REQUIRED TASK => Strip the pictures and reproduce the rest of the listing exactly.

Records with drawing code:
==*==
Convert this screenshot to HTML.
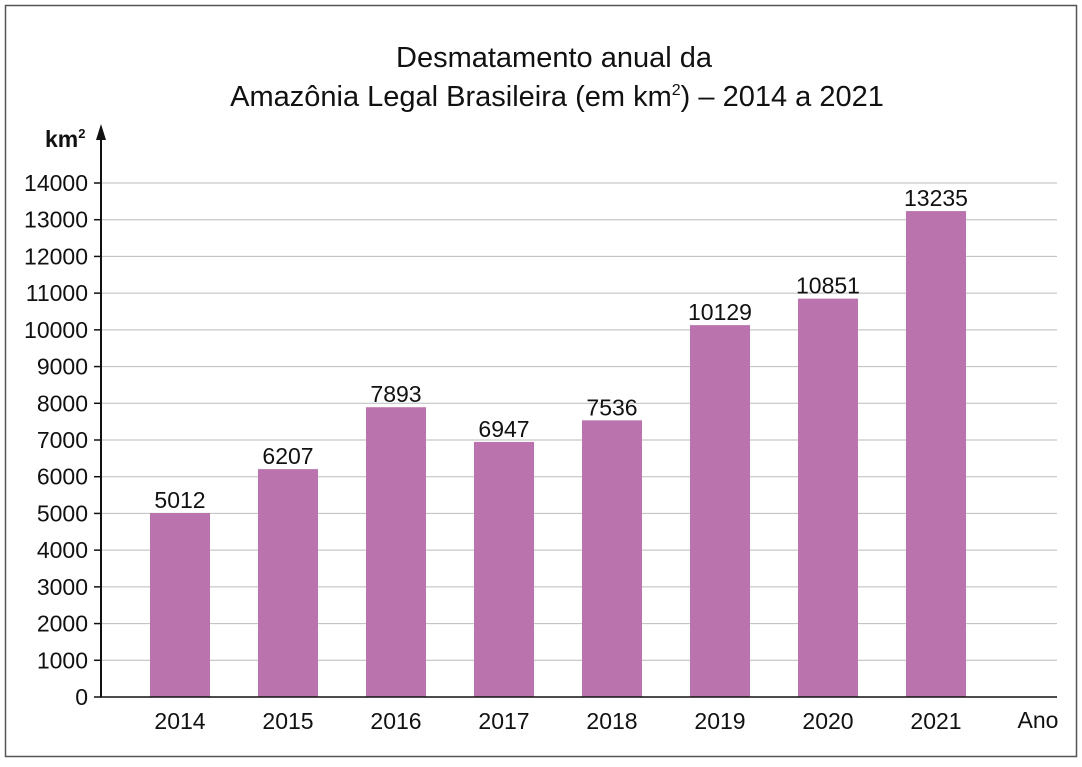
<!DOCTYPE html>
<html><head><meta charset="utf-8"><style>
body{margin:0;background:#fff}
svg text{font-family:"Liberation Sans",sans-serif;fill:#111}
</style></head><body>
<svg id="c" width="1082" height="762">
<rect x="5.5" y="5.5" width="1071" height="751" fill="#fff" stroke="#555" stroke-width="1.5"/>
<text x="554" y="67" font-size="29" text-anchor="middle">Desmatamento anual da</text>
<text x="557" y="106" font-size="29" text-anchor="middle">Amazônia Legal Brasileira (em km<tspan font-size="16" dy="-11">2</tspan><tspan dy="11">) – 2014 a 2021</tspan></text>
<text x="45" y="147" font-size="23" font-weight="bold">km<tspan font-size="13" dy="-9">2</tspan></text>
<text x="1038" y="728" font-size="23" text-anchor="middle">Ano</text>
<g id="grid"></g><g id="bars"></g>
<line x1="101" y1="697" x2="101" y2="135" stroke="#111" stroke-width="2"/>
<polygon points="101,124 96,140 106,140" fill="#111"/>
<line x1="100" y1="697" x2="1057" y2="697" stroke="#111" stroke-width="1.5"/>
</svg>
<script>
const categories=["2014","2015","2016","2017","2018","2019","2020","2021"];
const values=[5012,6207,7893,6947,7536,10129,10851,13235];
const yTicks=[0,1000,2000,3000,4000,5000,6000,7000,8000,9000,10000,11000,12000,13000,14000];
const NS="http://www.w3.org/2000/svg";
const y=v=>697-v*(697-183)/14000;
const x=i=>180+i*108;
const grid=document.getElementById('grid'),bars=document.getElementById('bars');
function mk(tag,a,p){const e=document.createElementNS(NS,tag);for(const k in a)e.setAttribute(k,a[k]);p.appendChild(e);return e;}
yTicks.forEach(t=>{
  if(t>0){const g=mk('line',{x1:101,x2:1057,y1:y(t),y2:y(t),stroke:'#bbb','stroke-width':1},grid);
  
  }
  const tk=mk('line',{x1:94,x2:101,y1:y(t),y2:y(t),stroke:'#111','stroke-width':1.5},grid);
  
  
  const l=mk('text',{x:88,y:y(t)+8,'font-size':23,'text-anchor':'end'},grid);l.textContent=t;
  
  
});
categories.forEach((c,i)=>{
  const b=mk('rect',{x:x(i)-30,y:y(values[i]),width:60,height:697-y(values[i]),fill:'#bb73ad'},bars);
  
  
  const v=mk('text',{x:x(i),y:y(values[i])-5,'font-size':23,'text-anchor':'middle'},bars);v.textContent=values[i];
  
  
  const l=mk('text',{x:x(i),y:729,'font-size':23,'text-anchor':'middle'},bars);l.textContent=c;
  
  
});
</script>
</body></html>
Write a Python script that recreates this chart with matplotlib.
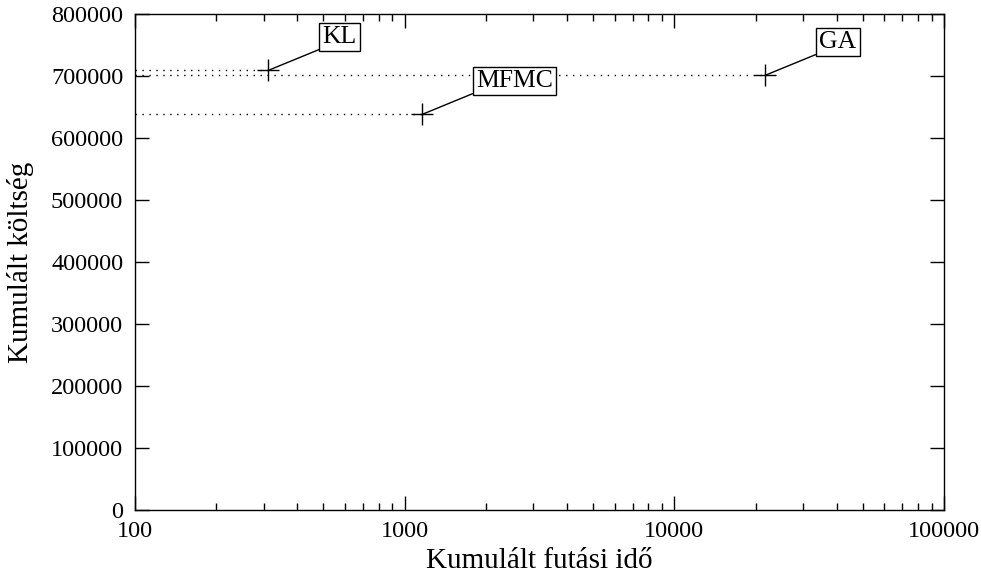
import numpy as np
import matplotlib.pyplot as plt

plt.rcParams['font.family'] = ['Liberation Serif', 'DejaVu Serif']

# data
names = ['KL', 'MFMC', 'GA']
run_time = [312, 1160, 21700]
cost = [709000, 638000, 701000]

x_ticks = [100, 1000, 10000, 100000]
y_ticks = list(range(0, 800001, 100000))

fig = plt.figure(figsize=(9.81, 5.75), dpi=100)
ax = fig.add_axes([0.1376, 0.113, 0.8247, 0.8627])

ax.set_xscale('log')
ax.set_xlim(100, 100000)
ax.set_ylim(0, 800000)

# dotted guide from the y axis to each point
for xv, yv in zip(run_time, cost):
    ax.plot([100, xv], [yv, yv], color='black', lw=1, ls=(0, (1, 4)))

ax.plot(run_time, cost, ls='none', marker='+', ms=16, mew=1, color='black')

for nm, xv, yv in zip(names, run_time, cost):
    ax.annotate(nm, xy=(xv, yv), xytext=(39, 16), textcoords='offset points',
                ha='left', va='bottom', fontsize=18.5,
                bbox=dict(boxstyle='square,pad=0.12', fc='white', ec='black', lw=1),
                arrowprops=dict(arrowstyle='-', color='black', lw=1,
                                relpos=(0, 0), shrinkA=0, shrinkB=0))

ax.set_xticks(x_ticks)
ax.set_xticklabels([str(t) for t in x_ticks])
ax.set_yticks(y_ticks)
ax.set_yticklabels([str(t) for t in y_ticks])

ax.tick_params(which='both', direction='in', top=True, right=True, labelsize=17.5)
ax.tick_params(which='major', length=10, width=1)
ax.tick_params(which='minor', length=5, width=1)
ax.tick_params(axis='x', which='major', pad=8)
ax.tick_params(axis='y', which='major', pad=8.5)

for s in ax.spines.values():
    s.set_linewidth(1)

ax.set_xlabel('Kumulált futási idő', fontsize=21, labelpad=4)
ax.set_ylabel('Kumulált költség', fontsize=21, labelpad=12)

fig.savefig('out.png', dpi=100)
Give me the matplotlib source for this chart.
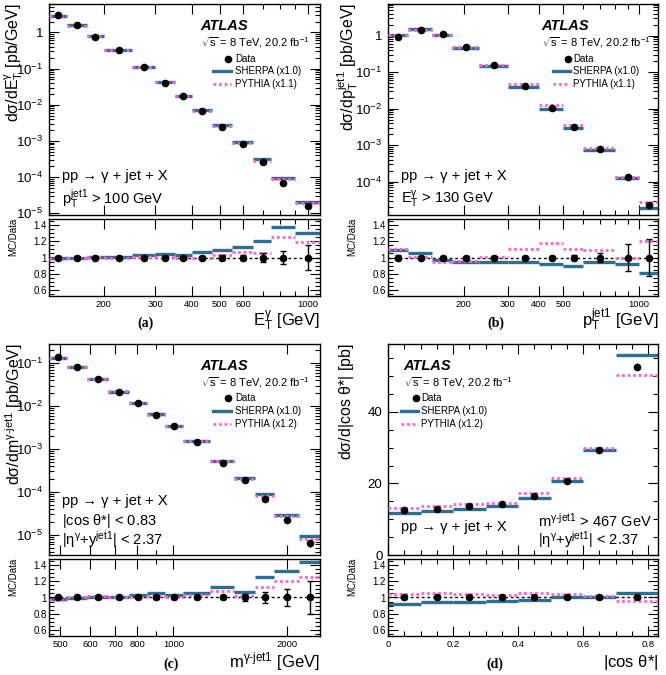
==*==
RESULT OF THIS TASK =>
Convert this screenshot to HTML.
<!DOCTYPE html>
<html><head><meta charset="utf-8"><style>
body{margin:0;background:#fff}
svg text{font-family:"Liberation Sans",sans-serif;fill:#111}
</style></head><body>
<svg id="c" width="1082" height="762">
<rect x="5.5" y="5.5" width="1071" height="751" fill="#fff" stroke="#555" stroke-width="1.5"/>
<text x="554" y="67" font-size="29" text-anchor="middle">Desmatamento anual da</text>
<text x="557" y="106" font-size="29" text-anchor="middle">Amazônia Legal Brasileira (em km<tspan font-size="16" dy="-11">2</tspan><tspan dy="11">) – 2014 a 2021</tspan></text>
<text x="45" y="147" font-size="23" font-weight="bold">km<tspan font-size="13" dy="-9">2</tspan></text>
<text x="1038" y="728" font-size="23" text-anchor="middle">Ano</text>
<g id="grid"></g><g id="bars"></g>
<line x1="101" y1="697" x2="101" y2="135" stroke="#111" stroke-width="2"/>
<polygon points="101,124 96,140 106,140" fill="#111"/>
<line x1="100" y1="697" x2="1057" y2="697" stroke="#111" stroke-width="1.5"/>
</svg>
<script>
const categories=["2014","2015","2016","2017","2018","2019","2020","2021"];
const values=[5012,6207,7893,6947,7536,10129,10851,13235];
const yTicks=[0,1000,2000,3000,4000,5000,6000,7000,8000,9000,10000,11000,12000,13000,14000];
const NS="http://www.w3.org/2000/svg";
const y=v=>697-v*(697-183)/14000;
const x=i=>180+i*108;
const grid=document.getElementById('grid'),bars=document.getElementById('bars');
function mk(tag,a,p){const e=document.createElementNS(NS,tag);for(const k in a)e.setAttribute(k,a[k]);p.appendChild(e);return e;}
yTicks.forEach(t=>{
  if(t>0){const g=mk('line',{x1:101,x2:1057,y1:y(t),y2:y(t),stroke:'#bbb','stroke-width':1},grid);
  
  }
  const tk=mk('line',{x1:94,x2:101,y1:y(t),y2:y(t),stroke:'#111','stroke-width':1.5},grid);
  
  
  const l=mk('text',{x:88,y:y(t)+8,'font-size':23,'text-anchor':'end'},grid);l.textContent=t;
  
  
});
categories.forEach((c,i)=>{
  const b=mk('rect',{x:x(i)-30,y:y(values[i]),width:60,height:697-y(values[i]),fill:'#bb73ad'},bars);
  
  
  const v=mk('text',{x:x(i),y:y(values[i])-5,'font-size':23,'text-anchor':'middle'},bars);v.textContent=values[i];
  
  
  const l=mk('text',{x:x(i),y:729,'font-size':23,'text-anchor':'middle'},bars);l.textContent=c;
  
  
});
</script>
</body></html>
Write a Python script that recreates this chart with matplotlib.
import numpy as np
import matplotlib.pyplot as plt

plt.rcParams['font.family'] = ['Liberation Serif', 'DejaVu Serif']

# data
names = ['KL', 'MFMC', 'GA']
run_time = [312, 1160, 21700]
cost = [709000, 638000, 701000]

x_ticks = [100, 1000, 10000, 100000]
y_ticks = list(range(0, 800001, 100000))

fig = plt.figure(figsize=(9.81, 5.75), dpi=100)
ax = fig.add_axes([0.1376, 0.113, 0.8247, 0.8627])

ax.set_xscale('log')
ax.set_xlim(100, 100000)
ax.set_ylim(0, 800000)

# dotted guide from the y axis to each point
for xv, yv in zip(run_time, cost):
    ax.plot([100, xv], [yv, yv], color='black', lw=1, ls=(0, (1, 4)))

ax.plot(run_time, cost, ls='none', marker='+', ms=16, mew=1, color='black')

for nm, xv, yv in zip(names, run_time, cost):
    ax.annotate(nm, xy=(xv, yv), xytext=(39, 16), textcoords='offset points',
                ha='left', va='bottom', fontsize=18.5,
                bbox=dict(boxstyle='square,pad=0.12', fc='white', ec='black', lw=1),
                arrowprops=dict(arrowstyle='-', color='black', lw=1,
                                relpos=(0, 0), shrinkA=0, shrinkB=0))

ax.set_xticks(x_ticks)
ax.set_xticklabels([str(t) for t in x_ticks])
ax.set_yticks(y_ticks)
ax.set_yticklabels([str(t) for t in y_ticks])

ax.tick_params(which='both', direction='in', top=True, right=True, labelsize=17.5)
ax.tick_params(which='major', length=10, width=1)
ax.tick_params(which='minor', length=5, width=1)
ax.tick_params(axis='x', which='major', pad=8)
ax.tick_params(axis='y', which='major', pad=8.5)

for s in ax.spines.values():
    s.set_linewidth(1)

ax.set_xlabel('Kumulált futási idő', fontsize=21, labelpad=4)
ax.set_ylabel('Kumulált költség', fontsize=21, labelpad=12)

fig.savefig('out.png', dpi=100)
Give me the matplotlib source for this chart.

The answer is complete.